* **REQUEST**:
Quote every line below exactly as it reads.
[start of EXERCISE MATERIAL]
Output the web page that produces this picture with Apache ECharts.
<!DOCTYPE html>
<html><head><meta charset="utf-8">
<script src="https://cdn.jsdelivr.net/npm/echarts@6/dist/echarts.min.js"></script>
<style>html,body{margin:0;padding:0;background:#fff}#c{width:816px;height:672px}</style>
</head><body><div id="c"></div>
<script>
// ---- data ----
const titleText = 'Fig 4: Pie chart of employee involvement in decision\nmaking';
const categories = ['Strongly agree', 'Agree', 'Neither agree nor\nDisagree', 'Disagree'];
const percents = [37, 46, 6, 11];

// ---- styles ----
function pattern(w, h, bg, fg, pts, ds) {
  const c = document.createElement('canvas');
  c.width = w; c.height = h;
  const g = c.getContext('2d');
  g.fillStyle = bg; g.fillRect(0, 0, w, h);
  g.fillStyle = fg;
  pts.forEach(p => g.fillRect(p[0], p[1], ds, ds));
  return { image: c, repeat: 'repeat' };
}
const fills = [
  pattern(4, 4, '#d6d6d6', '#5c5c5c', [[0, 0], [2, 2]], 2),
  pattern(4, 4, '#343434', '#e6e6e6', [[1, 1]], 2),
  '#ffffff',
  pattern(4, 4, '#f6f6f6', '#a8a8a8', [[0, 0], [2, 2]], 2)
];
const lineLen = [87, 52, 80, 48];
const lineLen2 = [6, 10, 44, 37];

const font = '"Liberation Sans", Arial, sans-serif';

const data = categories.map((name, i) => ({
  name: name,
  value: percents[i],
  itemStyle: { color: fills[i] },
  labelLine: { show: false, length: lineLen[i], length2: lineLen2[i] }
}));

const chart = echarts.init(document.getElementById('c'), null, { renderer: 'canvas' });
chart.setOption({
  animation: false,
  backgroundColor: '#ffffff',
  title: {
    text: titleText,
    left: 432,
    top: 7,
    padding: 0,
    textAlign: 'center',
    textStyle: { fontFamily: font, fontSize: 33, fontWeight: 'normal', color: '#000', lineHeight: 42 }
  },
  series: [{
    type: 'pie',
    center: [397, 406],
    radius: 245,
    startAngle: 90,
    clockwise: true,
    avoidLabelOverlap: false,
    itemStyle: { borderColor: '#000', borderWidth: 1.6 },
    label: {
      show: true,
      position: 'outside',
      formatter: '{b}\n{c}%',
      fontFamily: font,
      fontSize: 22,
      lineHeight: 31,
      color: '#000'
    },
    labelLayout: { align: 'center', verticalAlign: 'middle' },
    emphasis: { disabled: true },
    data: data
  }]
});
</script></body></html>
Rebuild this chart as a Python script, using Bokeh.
[end of EXERCISE MATERIAL]
* **OUTPUT OF THE TASK**:
Output the web page that produces this picture with Apache ECharts.
<!DOCTYPE html>
<html><head><meta charset="utf-8">
<script src="https://cdn.jsdelivr.net/npm/echarts@6/dist/echarts.min.js"></script>
<style>html,body{margin:0;padding:0;background:#fff}#c{width:816px;height:672px}</style>
</head><body><div id="c"></div>
<script>
// ---- data ----
const titleText = 'Fig 4: Pie chart of employee involvement in decision\nmaking';
const categories = ['Strongly agree', 'Agree', 'Neither agree nor\nDisagree', 'Disagree'];
const percents = [37, 46, 6, 11];

// ---- styles ----
function pattern(w, h, bg, fg, pts, ds) {
  const c = document.createElement('canvas');
  c.width = w; c.height = h;
  const g = c.getContext('2d');
  g.fillStyle = bg; g.fillRect(0, 0, w, h);
  g.fillStyle = fg;
  pts.forEach(p => g.fillRect(p[0], p[1], ds, ds));
  return { image: c, repeat: 'repeat' };
}
const fills = [
  pattern(4, 4, '#d6d6d6', '#5c5c5c', [[0, 0], [2, 2]], 2),
  pattern(4, 4, '#343434', '#e6e6e6', [[1, 1]], 2),
  '#ffffff',
  pattern(4, 4, '#f6f6f6', '#a8a8a8', [[0, 0], [2, 2]], 2)
];
const lineLen = [87, 52, 80, 48];
const lineLen2 = [6, 10, 44, 37];

const font = '"Liberation Sans", Arial, sans-serif';

const data = categories.map((name, i) => ({
  name: name,
  value: percents[i],
  itemStyle: { color: fills[i] },
  labelLine: { show: false, length: lineLen[i], length2: lineLen2[i] }
}));

const chart = echarts.init(document.getElementById('c'), null, { renderer: 'canvas' });
chart.setOption({
  animation: false,
  backgroundColor: '#ffffff',
  title: {
    text: titleText,
    left: 432,
    top: 7,
    padding: 0,
    textAlign: 'center',
    textStyle: { fontFamily: font, fontSize: 33, fontWeight: 'normal', color: '#000', lineHeight: 42 }
  },
  series: [{
    type: 'pie',
    center: [397, 406],
    radius: 245,
    startAngle: 90,
    clockwise: true,
    avoidLabelOverlap: false,
    itemStyle: { borderColor: '#000', borderWidth: 1.6 },
    label: {
      show: true,
      position: 'outside',
      formatter: '{b}\n{c}%',
      fontFamily: font,
      fontSize: 22,
      lineHeight: 31,
      color: '#000'
    },
    labelLayout: { align: 'center', verticalAlign: 'middle' },
    emphasis: { disabled: true },
    data: data
  }]
});
</script></body></html>
Rebuild this chart as a Python script, using Bokeh.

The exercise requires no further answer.